Saturday 27 January 2018



I set myself a new FB page. 
Instead of spamming my wall i can spam a page of which people will choose to stay put with my random wisdom quotes, by willingness.

Lmao.

I have wanted to do it for a long time.
I love poetic. But im no way close to Lang leav.
And i have so much things to talk about but not many of them can be publicly discussed. And all my friends are so far away from me. Imagine a book full of lives but sitting in a shelf with no attention given. Yea... that is me. 

And my blog is far from any sign of positivity. 
Thus it has been refrained from being share out and im hiding it time to time to prevent satelites and loud speakers to tell everyone my unpublic love story. 

Yet. Not yet. I dont know how and why and when it would be. Dont ask me. Decision is not in my hand. 
Leo has always been open. I would have wanted the world to be happy for me that im lovingly attached. I would love to share how nice it has been to finally call him mine. Or yet. Of cuz along with many hiccups and some dramatic nonsense and pms posts with lotsa unspoken sourness from just my point of unfair views. 

Im just playing along the rules.

The volcano is still young and immature. Before it stabilizes i guess it is wise everyone leave this volcano alone to work out its things. 

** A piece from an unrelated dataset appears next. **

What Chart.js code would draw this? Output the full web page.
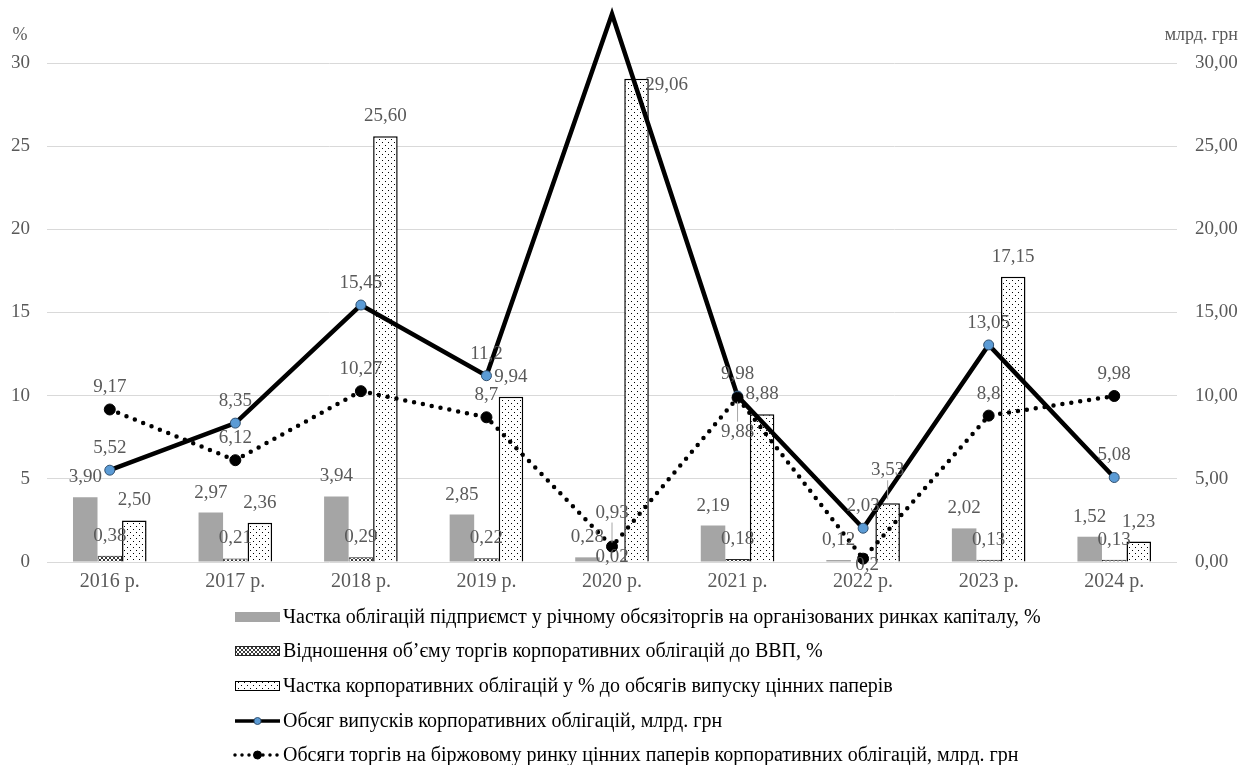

Yes. Let us work out fine and when things is finally right, my man will proudly acknowledge and announce our romance accordingly.

I bet he wont. But we will see. 

Does it matter?

As an assurance to my insecurities and my pride, yes it does matter.

...

I think i dont just have ocd. Im developing cronic multiple personality disorder too. Muahahaha...

Before the kind and lovely joanne came back into the picture.. imma gonna post this out and unprivate my account again.